▶ _The task_
Write again exactly the lines in the listing below, starting at the line with "Write the D3.js code for this chart." and ending at the line with "return (d <", both included. Pictures are not copied.

▶ _Task input_
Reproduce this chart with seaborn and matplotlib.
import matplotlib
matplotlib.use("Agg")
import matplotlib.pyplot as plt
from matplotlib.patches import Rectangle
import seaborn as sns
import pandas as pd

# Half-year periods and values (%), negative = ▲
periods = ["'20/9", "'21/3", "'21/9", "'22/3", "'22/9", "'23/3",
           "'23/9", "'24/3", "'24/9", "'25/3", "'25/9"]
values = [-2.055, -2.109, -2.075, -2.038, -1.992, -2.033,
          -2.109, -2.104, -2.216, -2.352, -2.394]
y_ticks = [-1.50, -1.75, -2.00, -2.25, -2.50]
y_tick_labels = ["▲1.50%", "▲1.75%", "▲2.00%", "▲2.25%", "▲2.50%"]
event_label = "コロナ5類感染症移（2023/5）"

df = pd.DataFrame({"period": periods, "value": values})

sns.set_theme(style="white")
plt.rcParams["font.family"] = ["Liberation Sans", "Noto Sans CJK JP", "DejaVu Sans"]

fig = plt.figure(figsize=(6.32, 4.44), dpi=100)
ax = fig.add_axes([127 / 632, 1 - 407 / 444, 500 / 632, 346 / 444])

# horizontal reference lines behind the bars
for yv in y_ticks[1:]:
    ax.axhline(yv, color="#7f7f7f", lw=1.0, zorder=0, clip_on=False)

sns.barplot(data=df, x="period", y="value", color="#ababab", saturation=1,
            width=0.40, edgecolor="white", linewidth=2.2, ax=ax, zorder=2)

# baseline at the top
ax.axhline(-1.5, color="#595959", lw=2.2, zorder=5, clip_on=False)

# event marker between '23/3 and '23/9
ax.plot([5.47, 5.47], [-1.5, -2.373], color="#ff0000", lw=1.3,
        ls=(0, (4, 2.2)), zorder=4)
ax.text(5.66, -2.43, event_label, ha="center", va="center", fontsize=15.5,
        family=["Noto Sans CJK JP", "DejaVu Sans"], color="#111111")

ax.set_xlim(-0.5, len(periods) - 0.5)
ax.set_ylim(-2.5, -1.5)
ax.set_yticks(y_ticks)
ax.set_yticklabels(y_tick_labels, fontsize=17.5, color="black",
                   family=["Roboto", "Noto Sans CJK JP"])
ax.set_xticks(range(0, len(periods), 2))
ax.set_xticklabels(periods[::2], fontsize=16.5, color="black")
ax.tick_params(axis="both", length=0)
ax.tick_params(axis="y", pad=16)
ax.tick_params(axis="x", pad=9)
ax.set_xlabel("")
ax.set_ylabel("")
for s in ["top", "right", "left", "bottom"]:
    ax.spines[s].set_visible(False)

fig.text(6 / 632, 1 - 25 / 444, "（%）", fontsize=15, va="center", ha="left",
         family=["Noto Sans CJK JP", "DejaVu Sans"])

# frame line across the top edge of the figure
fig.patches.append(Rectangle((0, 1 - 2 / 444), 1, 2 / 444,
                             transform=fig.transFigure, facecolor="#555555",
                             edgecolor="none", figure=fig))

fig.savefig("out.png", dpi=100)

* * *

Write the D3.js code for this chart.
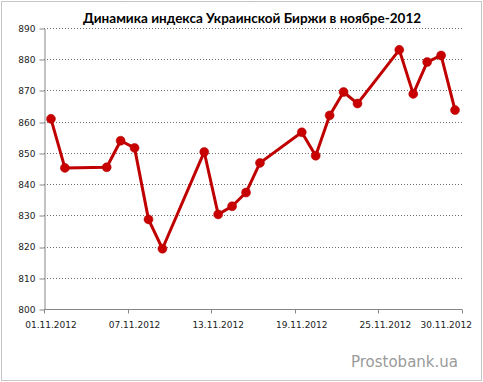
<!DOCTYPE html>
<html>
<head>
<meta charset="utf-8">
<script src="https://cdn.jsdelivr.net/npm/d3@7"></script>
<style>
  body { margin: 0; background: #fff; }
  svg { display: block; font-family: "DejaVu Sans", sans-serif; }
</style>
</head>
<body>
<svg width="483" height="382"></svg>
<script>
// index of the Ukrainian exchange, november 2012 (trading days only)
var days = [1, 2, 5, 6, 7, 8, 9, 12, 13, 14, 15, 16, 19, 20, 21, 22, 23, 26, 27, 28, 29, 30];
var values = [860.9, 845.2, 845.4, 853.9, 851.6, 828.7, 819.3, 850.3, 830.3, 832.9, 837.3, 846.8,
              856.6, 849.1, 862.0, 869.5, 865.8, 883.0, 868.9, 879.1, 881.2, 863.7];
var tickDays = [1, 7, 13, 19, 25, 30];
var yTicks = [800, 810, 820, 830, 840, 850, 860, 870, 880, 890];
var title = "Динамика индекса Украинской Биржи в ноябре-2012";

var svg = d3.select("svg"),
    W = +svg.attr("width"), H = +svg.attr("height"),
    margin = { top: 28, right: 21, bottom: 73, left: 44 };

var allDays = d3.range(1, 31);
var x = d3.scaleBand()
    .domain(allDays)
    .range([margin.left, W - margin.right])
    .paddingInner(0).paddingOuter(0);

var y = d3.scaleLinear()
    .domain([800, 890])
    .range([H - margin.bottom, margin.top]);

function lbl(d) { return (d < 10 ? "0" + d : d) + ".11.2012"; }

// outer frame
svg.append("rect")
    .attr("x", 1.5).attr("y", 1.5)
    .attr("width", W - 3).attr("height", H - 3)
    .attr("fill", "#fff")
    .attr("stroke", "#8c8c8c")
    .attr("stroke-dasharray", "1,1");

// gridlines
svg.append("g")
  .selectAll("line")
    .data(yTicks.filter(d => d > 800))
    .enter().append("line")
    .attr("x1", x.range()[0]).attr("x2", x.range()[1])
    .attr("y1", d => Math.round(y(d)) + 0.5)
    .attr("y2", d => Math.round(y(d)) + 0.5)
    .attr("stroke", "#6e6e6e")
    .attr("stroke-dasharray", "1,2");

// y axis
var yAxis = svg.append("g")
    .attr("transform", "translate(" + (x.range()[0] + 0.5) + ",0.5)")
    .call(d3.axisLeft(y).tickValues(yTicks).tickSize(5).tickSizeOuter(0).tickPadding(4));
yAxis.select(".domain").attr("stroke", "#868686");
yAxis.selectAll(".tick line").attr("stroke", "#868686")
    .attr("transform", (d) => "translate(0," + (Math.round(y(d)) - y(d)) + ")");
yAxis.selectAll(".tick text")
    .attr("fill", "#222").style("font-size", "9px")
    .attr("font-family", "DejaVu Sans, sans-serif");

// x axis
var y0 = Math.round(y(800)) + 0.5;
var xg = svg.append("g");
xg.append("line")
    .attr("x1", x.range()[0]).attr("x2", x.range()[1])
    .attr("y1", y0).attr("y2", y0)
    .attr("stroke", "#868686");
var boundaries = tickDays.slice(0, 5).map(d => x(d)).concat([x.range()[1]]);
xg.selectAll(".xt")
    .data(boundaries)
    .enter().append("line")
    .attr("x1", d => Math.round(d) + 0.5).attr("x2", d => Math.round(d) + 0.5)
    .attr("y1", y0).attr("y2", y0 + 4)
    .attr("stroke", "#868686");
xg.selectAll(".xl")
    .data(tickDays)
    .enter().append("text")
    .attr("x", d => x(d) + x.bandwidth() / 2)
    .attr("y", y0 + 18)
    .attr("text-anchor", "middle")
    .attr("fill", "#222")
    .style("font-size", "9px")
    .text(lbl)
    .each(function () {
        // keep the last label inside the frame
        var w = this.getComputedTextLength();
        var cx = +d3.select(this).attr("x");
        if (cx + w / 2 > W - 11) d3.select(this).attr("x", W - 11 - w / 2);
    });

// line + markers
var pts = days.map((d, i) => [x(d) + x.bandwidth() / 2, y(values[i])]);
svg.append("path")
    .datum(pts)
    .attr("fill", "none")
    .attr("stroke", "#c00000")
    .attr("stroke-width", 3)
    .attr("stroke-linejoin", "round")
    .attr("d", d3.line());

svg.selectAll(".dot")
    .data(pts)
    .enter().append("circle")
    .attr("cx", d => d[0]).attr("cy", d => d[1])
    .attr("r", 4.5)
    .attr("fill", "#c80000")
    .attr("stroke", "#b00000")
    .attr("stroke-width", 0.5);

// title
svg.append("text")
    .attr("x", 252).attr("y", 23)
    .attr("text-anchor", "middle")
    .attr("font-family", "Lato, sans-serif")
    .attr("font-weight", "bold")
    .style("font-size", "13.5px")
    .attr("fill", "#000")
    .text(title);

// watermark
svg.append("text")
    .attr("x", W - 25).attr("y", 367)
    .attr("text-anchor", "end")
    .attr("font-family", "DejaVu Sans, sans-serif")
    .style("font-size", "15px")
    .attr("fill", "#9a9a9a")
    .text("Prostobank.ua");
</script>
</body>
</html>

▶ _Answer below_
Write the D3.js code for this chart.
<!DOCTYPE html>
<html>
<head>
<meta charset="utf-8">
<script src="https://cdn.jsdelivr.net/npm/d3@7"></script>
<style>
  body { margin: 0; background: #fff; }
  svg { display: block; font-family: "DejaVu Sans", sans-serif; }
</style>
</head>
<body>
<svg width="483" height="382"></svg>
<script>
// index of the Ukrainian exchange, november 2012 (trading days only)
var days = [1, 2, 5, 6, 7, 8, 9, 12, 13, 14, 15, 16, 19, 20, 21, 22, 23, 26, 27, 28, 29, 30];
var values = [860.9, 845.2, 845.4, 853.9, 851.6, 828.7, 819.3, 850.3, 830.3, 832.9, 837.3, 846.8,
              856.6, 849.1, 862.0, 869.5, 865.8, 883.0, 868.9, 879.1, 881.2, 863.7];
var tickDays = [1, 7, 13, 19, 25, 30];
var yTicks = [800, 810, 820, 830, 840, 850, 860, 870, 880, 890];
var title = "Динамика индекса Украинской Биржи в ноябре-2012";

var svg = d3.select("svg"),
    W = +svg.attr("width"), H = +svg.attr("height"),
    margin = { top: 28, right: 21, bottom: 73, left: 44 };

var allDays = d3.range(1, 31);
var x = d3.scaleBand()
    .domain(allDays)
    .range([margin.left, W - margin.right])
    .paddingInner(0).paddingOuter(0);

var y = d3.scaleLinear()
    .domain([800, 890])
    .range([H - margin.bottom, margin.top]);

function lbl(d) { return (d < 10 ? "0" + d : d) + ".11.2012"; }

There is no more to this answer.